According to YuMe and research firm Frank N. Magid Associates, 30% of all Internet homes have TVs connected to the Internet, and users of those sets are generally receptive to advertisements and ad-supported business models.
Almost 90% of connected TV users reported that they noticed ads on the platform, with 60% noticing pre-rolls. The majority of those users also interacted with ads and 19% of users subsequently purchased a product as a result of an ad they've seen on connected TV.

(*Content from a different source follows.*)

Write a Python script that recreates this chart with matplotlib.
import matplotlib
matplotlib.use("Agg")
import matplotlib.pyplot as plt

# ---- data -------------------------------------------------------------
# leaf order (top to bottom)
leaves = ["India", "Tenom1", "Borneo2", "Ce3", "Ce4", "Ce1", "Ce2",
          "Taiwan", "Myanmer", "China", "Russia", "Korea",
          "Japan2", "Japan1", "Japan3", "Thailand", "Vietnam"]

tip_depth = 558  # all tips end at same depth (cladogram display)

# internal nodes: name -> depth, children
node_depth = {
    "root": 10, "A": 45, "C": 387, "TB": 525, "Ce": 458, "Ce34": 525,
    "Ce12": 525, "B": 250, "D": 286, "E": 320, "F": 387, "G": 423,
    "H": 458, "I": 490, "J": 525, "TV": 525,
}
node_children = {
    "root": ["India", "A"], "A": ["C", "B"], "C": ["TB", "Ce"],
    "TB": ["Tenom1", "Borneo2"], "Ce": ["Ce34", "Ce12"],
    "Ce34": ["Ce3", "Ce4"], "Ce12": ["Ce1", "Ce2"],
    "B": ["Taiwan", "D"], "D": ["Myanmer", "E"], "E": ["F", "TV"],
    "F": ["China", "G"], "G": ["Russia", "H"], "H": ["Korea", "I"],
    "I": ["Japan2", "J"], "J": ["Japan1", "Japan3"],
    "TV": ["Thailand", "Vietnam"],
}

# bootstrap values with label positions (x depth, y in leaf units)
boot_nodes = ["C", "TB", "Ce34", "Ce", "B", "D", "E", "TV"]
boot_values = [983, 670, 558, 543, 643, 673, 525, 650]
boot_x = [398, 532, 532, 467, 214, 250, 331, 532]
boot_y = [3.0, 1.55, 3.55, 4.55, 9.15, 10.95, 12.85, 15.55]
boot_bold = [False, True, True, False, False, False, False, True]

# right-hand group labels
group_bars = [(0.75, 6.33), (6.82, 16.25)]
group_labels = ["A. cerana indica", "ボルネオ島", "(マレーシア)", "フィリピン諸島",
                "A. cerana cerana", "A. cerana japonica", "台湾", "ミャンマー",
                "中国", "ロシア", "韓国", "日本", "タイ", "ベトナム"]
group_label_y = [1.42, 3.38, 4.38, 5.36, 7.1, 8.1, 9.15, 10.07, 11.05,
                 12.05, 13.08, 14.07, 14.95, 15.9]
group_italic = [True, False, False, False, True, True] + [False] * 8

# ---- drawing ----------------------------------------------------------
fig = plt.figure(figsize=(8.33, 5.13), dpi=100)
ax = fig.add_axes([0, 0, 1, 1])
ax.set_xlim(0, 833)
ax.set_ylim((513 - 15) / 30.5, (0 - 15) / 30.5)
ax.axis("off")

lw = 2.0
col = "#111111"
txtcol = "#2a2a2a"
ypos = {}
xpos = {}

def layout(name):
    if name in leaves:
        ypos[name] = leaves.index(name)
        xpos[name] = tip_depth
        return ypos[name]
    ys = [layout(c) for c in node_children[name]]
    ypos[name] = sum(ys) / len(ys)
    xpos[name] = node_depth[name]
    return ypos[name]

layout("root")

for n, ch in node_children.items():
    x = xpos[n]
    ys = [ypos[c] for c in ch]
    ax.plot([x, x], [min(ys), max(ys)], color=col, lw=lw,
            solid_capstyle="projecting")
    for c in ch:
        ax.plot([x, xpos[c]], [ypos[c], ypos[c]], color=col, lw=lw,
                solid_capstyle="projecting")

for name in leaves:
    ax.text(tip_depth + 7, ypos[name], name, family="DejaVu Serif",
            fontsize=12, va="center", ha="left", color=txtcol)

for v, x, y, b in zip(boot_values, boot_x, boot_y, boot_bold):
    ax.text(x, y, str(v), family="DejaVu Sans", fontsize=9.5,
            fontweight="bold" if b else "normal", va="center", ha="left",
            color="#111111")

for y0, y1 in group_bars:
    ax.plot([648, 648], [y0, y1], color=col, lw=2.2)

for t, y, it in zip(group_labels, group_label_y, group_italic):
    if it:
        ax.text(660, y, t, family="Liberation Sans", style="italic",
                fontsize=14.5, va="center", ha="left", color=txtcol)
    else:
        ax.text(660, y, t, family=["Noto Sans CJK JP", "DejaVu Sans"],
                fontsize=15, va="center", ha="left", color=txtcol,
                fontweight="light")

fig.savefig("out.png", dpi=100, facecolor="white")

Travis Hockersmith, senior director of client strategy at YuMe, points out that “... like any nascent medium, it is difficult to find baseline information that would help advertisers make informed decisions... much (like) the early days of the internet... users weren't yet bombarded with ads... engagement and ad recall were much higher... “
59% of viewers of short-form video on connected TVs and 44% of those streaming TV shows preferred viewing 15- or 30-second ads over monthly subscription or the pay-per-view model. For movies, however, more than six in 10 users preferred either subscription or PPV models over ad-supported viewing.
Hockersmith continued, “... users of connected TVs seemed willing to watch ads in exchange for getting free content... for TV length content, they would rather see ads than pay for the content... movie viewers were much more willing to accept subscription or PPV models.
The report note that game consoles were the most popular with Internet connected TVs, with 77% of connected TVs connected to a game console, 34% connected to a Blu-ray player, 28% being a smart TV with an internal internet connection and 25% hooking up a streaming device or set-top-box.